A oportunidade que também se encontra na catação dos resíduos
Vem gente de bairros distantes ao circuito, vem gente de outros municípios seja da região metropolitana ou não. Catadoras e catadores avulsos muitas vezes, aqueles que enxergam na atividade um incremento da renda, outros que catam onde vivem, mas entendem que o carnaval e outras festas de rua na capital geram grandes volumes de resíduos. A presidente do CCRBA, Michele Almeida, destacou a preocupação em atender esse público: “Foi realizado cadastro, como todos os anos, desses trabalhadores avulsos, como chamamos. Essa edição do Eco Folia não fomos contemplados em todas as solicitações feitas sobre local para asseio e descanso dos trabalhadores em todas as centrais, por exemplo. Conseguimos somente um dos 3 locais pedidos para que os agentes pudessem almoçar. Algumas situações descumpridas pelos poderes públicos, ocorrências já agendadas no Ministério Público do Trabalho, inclusive. Mas as pessoas chegam e vêm dispostas a trabalhar e mostram serviço todos os dias da festa. Repassamos o fardamento, com botas, meias, luvas, protetores auriculares, camisas e calças e garantimos as três refeições e água. Somos aguerridos!”, pontuou Almeida.
Personagens da vida real como seu Ronaldo Pereira Bispo, 43 anos, morador de Simões Filho, quase 30 km de distância da Folia Momesca. Ele fez o percurso durante todos os dias de trabalho e viu na catação uma oportunidade de aumentar a renda. “Tenho outras profissões.
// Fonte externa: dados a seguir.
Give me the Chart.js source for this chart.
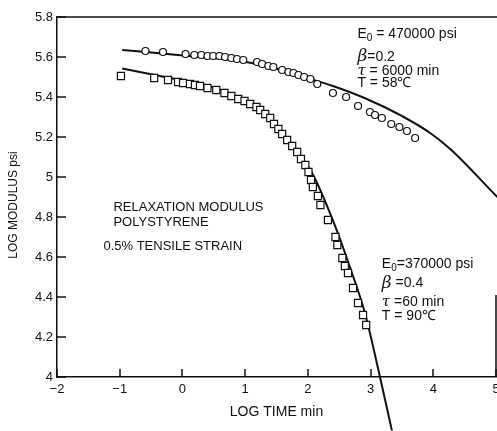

É uma história que está sendo inusitada em minha vida. Uma pessoa me indicou e estou sendo muito grato por ter conhecido essa família de reciclagem, tá sendo uma experiência inovadora em minha vida, muito legal, e realmente quero parabenizar os envolvidos”, relatou no breve descanso após o almoço servido do Espaço de Convivência Maria Lúcia Pereira, centro que atendia aos trabalhadores da Central localizada na Ladeira da Montanha. Seu Ronaldo contou, ainda, que fez “um bom movimento” e apesar do cansaço e da novidade da lida, estava muito satisfeito e tinha planos de continuar na atividade.
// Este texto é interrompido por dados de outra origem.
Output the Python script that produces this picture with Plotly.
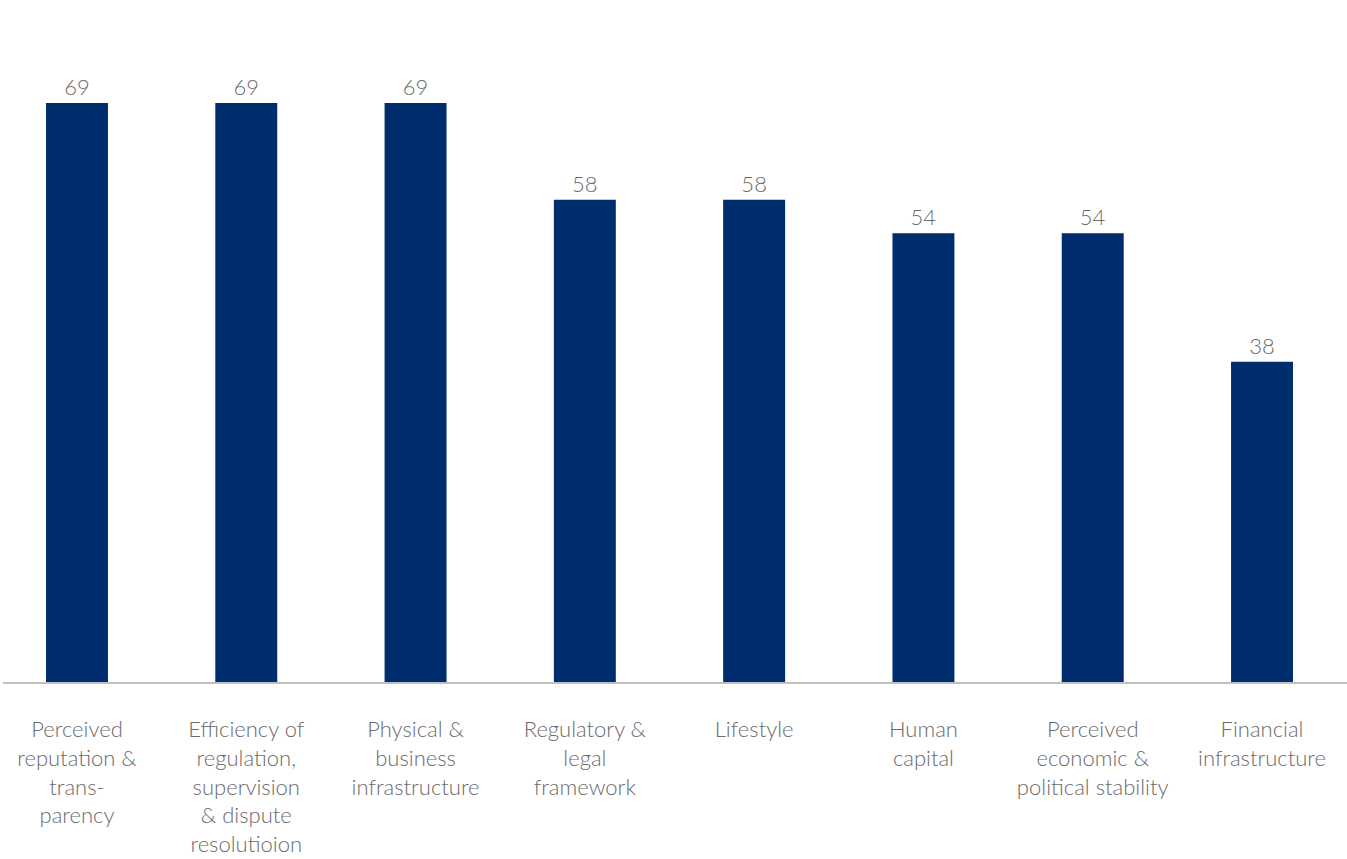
import plotly.graph_objects as go

categories = [
    "Perceived<br>reputation &<br>trans-<br>parency",
    "Efficiency of<br>regulation,<br>supervision<br>& dispute<br>resolutioion",
    "Physical &<br>business<br>infrastructure",
    "Regulatory &<br>legal<br>framework",
    "Lifestyle",
    "Human<br>capital",
    "Perceived<br>economic &<br>political stability",
    "Financial<br>infrastructure",
]
values = [69.4, 69.4, 69.4, 57.8, 57.8, 53.8, 53.8, 38.4]
value_labels = ["69", "69", "69", "58", "58", "54", "54", "38"]

BAR_COLOR = "#002D6E"
TEXT_COLOR = "#6b6b6b"
FONT = "Lato"

fig = go.Figure(
    go.Bar(
        x=list(range(len(categories))),
        y=values,
        width=0.366,
        marker=dict(color=BAR_COLOR, line=dict(width=0)),
        text=value_labels,
        textposition="outside",
        textfont=dict(family=FONT, size=22, color=TEXT_COLOR, weight=300),
        cliponaxis=False,
        hoverinfo="skip",
    )
)

fig.update_layout(
    width=1347,
    height=859,
    margin=dict(l=3, r=0, t=0, b=177, autoexpand=False),
    plot_bgcolor="white",
    paper_bgcolor="white",
    showlegend=False,
    font=dict(family=FONT, size=22, color=TEXT_COLOR, weight=300),
    xaxis=dict(
        range=[-0.437, 7.502],
        tickmode="array",
        tickvals=list(range(len(categories))),
        ticktext=categories,
        showgrid=False,
        zeroline=False,
        showline=True,
        linecolor="#bfbfbf",
        linewidth=2,
        ticks="",
        automargin=False,
        tickfont=dict(family=FONT, size=22, color=TEXT_COLOR, weight=300),
        ticklabelstandoff=27,
    ),
    yaxis=dict(
        range=[0, 81.75],
        visible=False,
        showgrid=False,
        zeroline=False,
    ),
)

fig.write_html(
    "out.html",
    config={"displayModeBar": False},
    post_script="document.body.style.margin='0';document.body.style.overflow='hidden';",
)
Dona Rosana Santana Barbosa, 44 anos, moradora de Colinas de Periperi, também entende a oportunidade de implementar a renda, mas ressalta o sentimento das ruas em alguns momentos: “Nem todos respeitam o catador. Nem todo mundo trata a gente igual, entendendo que o que a gente faz é importante pra festa. As pessoas precisam valorizar mais a gente. Um aumento no valor do resíduo também nera mal, não. Isso traria mais dignidade pra gente”, desabafou dona Rosana.
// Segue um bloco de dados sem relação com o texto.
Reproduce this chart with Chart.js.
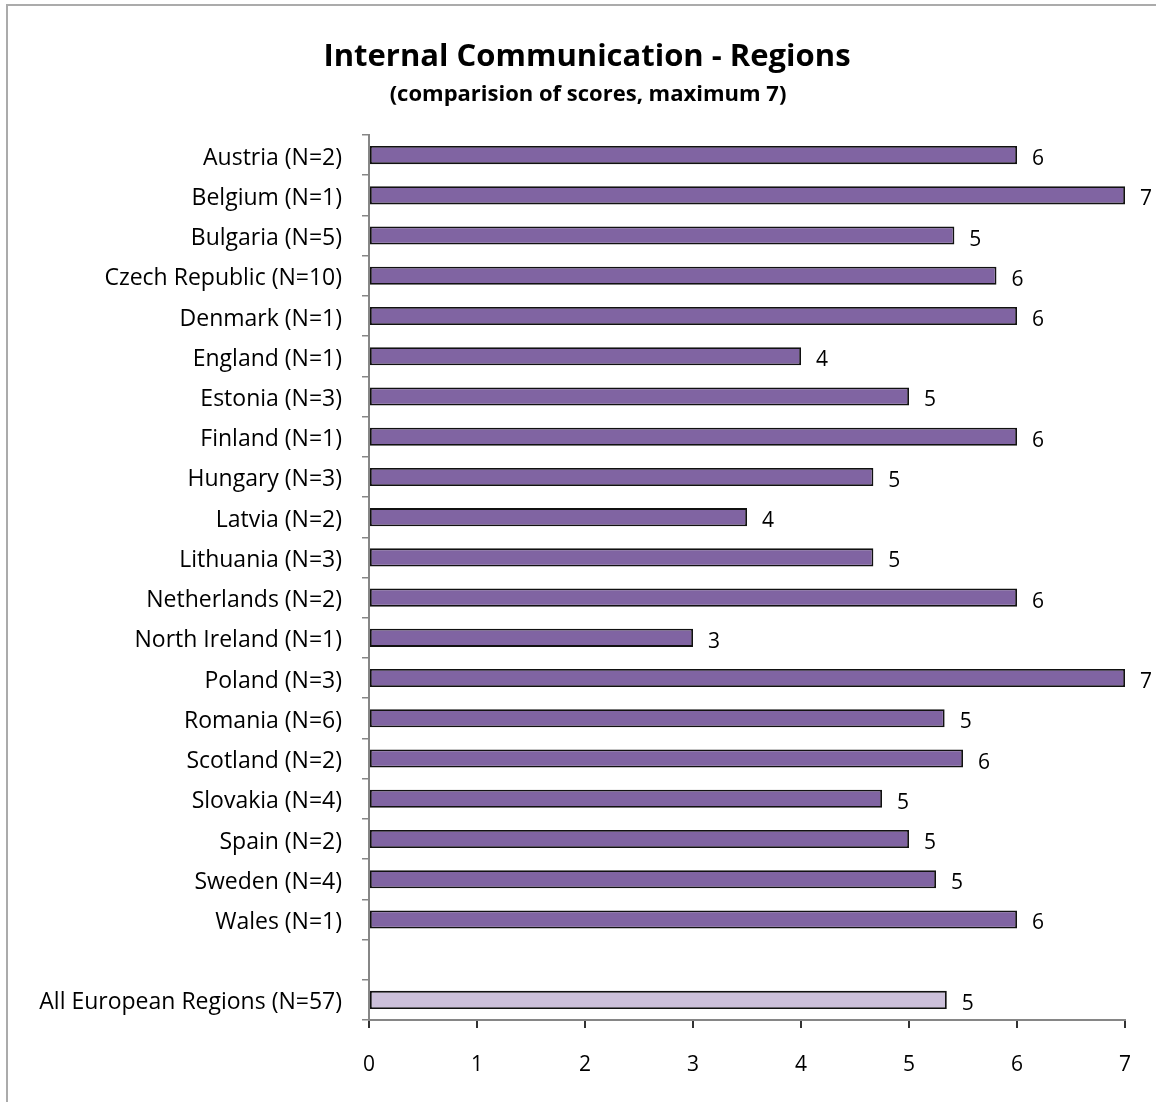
<!DOCTYPE html>
<html>
<head>
<meta charset="utf-8">
<script src="https://cdn.jsdelivr.net/npm/chart.js@4/dist/chart.umd.min.js"></script>
<style>
  body { margin: 0; background: #fff; }
  #frame { position: absolute; left: 6px; top: 4px; width: 1200px; height: 1200px;
           border-left: 2px solid #ababab; border-top: 2px solid #ababab; }
  #wrap { position: absolute; left: 0; top: 0; width: 1156px; height: 1102px; }
</style>
</head>
<body>
<div id="frame"></div>
<div id="wrap"><canvas id="regionsChart"></canvas></div>
<script>
// Region names with sample size, the blank entry leaves a gap before the overall bar
var regions = ["Austria (N=2)", "Belgium (N=1)", "Bulgaria (N=5)", "Czech Republic (N=10)",
    "Denmark (N=1)", "England (N=1)", "Estonia (N=3)", "Finland (N=1)", "Hungary (N=3)",
    "Latvia (N=2)", "Lithuania (N=3)", "Netherlands (N=2)", "North Ireland (N=1)",
    "Poland (N=3)", "Romania (N=6)", "Scotland (N=2)", "Slovakia (N=4)", "Spain (N=2)",
    "Sweden (N=4)", "Wales (N=1)", "", "All European Regions (N=57)"];

// Average scores
var scores = [6, 7, 5.42, 5.81, 6, 4, 5, 6, 4.67, 3.5, 4.67, 6, 3, 7, 5.33, 5.5, 4.75, 5,
    5.25, 6, null, 5.35];

// X axis ticks
var xTicks = [0, 1, 2, 3, 4, 5, 6, 7];

var chartTitle = "Internal Communication - Regions";
var chartSubtitle = "(comparision of scores, maximum 7)";

var barColors = regions.map(function (r, i) {
    return i == regions.length - 1 ? "#CCC0DA" : "#8064A2";
});

var fontName = "'Open Sans', sans-serif";

// Writes the rounded score just right of each bar
var valueLabels = {
    id: "valueLabels",
    afterDatasetsDraw: function (chart) {
        var ctx = chart.ctx;
        var meta = chart.getDatasetMeta(0);
        ctx.save();
        ctx.font = "21px " + fontName;
        ctx.fillStyle = "#000";
        ctx.textAlign = "left";
        ctx.textBaseline = "middle";
        meta.data.forEach(function (bar, i) {
            if (scores[i] == null) return;
            ctx.fillText(String(Math.round(scores[i])), bar.x + 15, bar.y + 4);
        });
        ctx.restore();
    }
};

// Title and subtitle, centred a bit right of the canvas middle like the original
var titles = {
    id: "titles",
    afterDraw: function (chart) {
        var ctx = chart.ctx;
        ctx.save();
        ctx.fillStyle = "#000";
        ctx.textAlign = "center";
        ctx.textBaseline = "middle";
        ctx.font = "bold 31px " + fontName;
        ctx.fillText(chartTitle, 587, 57);
        ctx.font = "bold 22px " + fontName;
        ctx.fillText(chartSubtitle, 588, 95);
        ctx.restore();
    }
};

Chart.defaults.font.family = fontName;
Chart.defaults.color = "#000";

new Chart("regionsChart", {
    type: "bar",
    data: {
        labels: regions,
        datasets: [{
            data: scores,
            backgroundColor: barColors,
            borderColor: "#111",
            borderWidth: 1.8,
            borderSkipped: false,
            categoryPercentage: 1,
            barPercentage: 0.45
        }]
    },
    options: {
        indexAxis: "y",
        responsive: true,
        maintainAspectRatio: false,
        animation: false,
        layout: { padding: { left: 0, right: 31, top: 135, bottom: 0 } },
        plugins: {
            legend: { display: false },
            tooltip: { enabled: false },
            title: { display: false }
        },
        scales: {
            x: {
                min: 0,
                max: 7,
                afterBuildTicks: function (scale) {
                    scale.ticks = xTicks.map(function (v) { return { value: v }; });
                },
                afterFit: function (scale) { scale.height = 82; },
                border: { color: "#868686", width: 2 },
                grid: { drawOnChartArea: false, tickLength: 8, color: "#333", lineWidth: 2 },
                ticks: { font: { size: 21 }, padding: 24, color: "#000" }
            },
            y: {
                afterFit: function (scale) { scale.width = 369; },
                border: { color: "#868686", width: 2 },
                grid: { drawOnChartArea: false, tickLength: 7, color: "#868686", lineWidth: 1.5, offset: true },
                ticks: { font: { size: 23 }, padding: 20, labelOffset: 3, color: "#000", autoSkip: false }
            }
        }
    },
    plugins: [valueLabels, titles]
});
</script>
</body>
</html>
O Projeto Eco Folia Solidária é uma iniciativa de organizar e melhorar as condições de trabalho e renda dos catadores e catadoras de materiais recicláveis durante o carnaval de Salvador. Surgiu em 2004 pelo Complexo Cooperativo de Reciclagem da Bahia em parceria com a então Delegacia Regional do Trabalho na Bahia – DTR/Ba e o Centro de Arte e Meio Ambiente - CAMA. Após essa mobilização, sobretudo nos últimos anos, outras ações surgiram também para pautar melhorias para ações desenvolvidas por esses trabalhadores. Para essa edição, A ideia da coordenação do CCRBA é cadastrar essas catadoras e esses catadores avulsos e a estimativa é atender, 400 deles, garantindo EPIs (bota, luva e protetor auricular), fardamento (camisa, calça e meia) e refeições (café da manhã, almoço e café da noite) durante os dias de trabalho e estabelecer melhor remuneração pelo material coletado e entregue nas centrais de apoio ao catador. Além desses avulsos, mais 112 trabalhadores cooperados irão garantir que os resíduos potencialmente recicláveis tenham destinação correta.
O Projeto Eco Folia Solidária - O Trabalho Decente Preserva o Meio Ambiente 2019, contou com o patrocínio do Governo do Estado da Bahia, através da Secretaria Estadual do Trabalho, Emprego, Renda e Esporte - SETRE e a Secretaria Estadual do Meio Ambiente - SEMA e a empresa AMBEV. E apoio do Centro de Arte e Meio Ambiente - CAMA, Fórum Baiano de Economia Solidária, Movimento da População em Situação de Rua, Ministério Público do Estado, Defensoria Pública do Estado, Ministério Público do Trabalho e a Prefeitura Municipal de Salvador.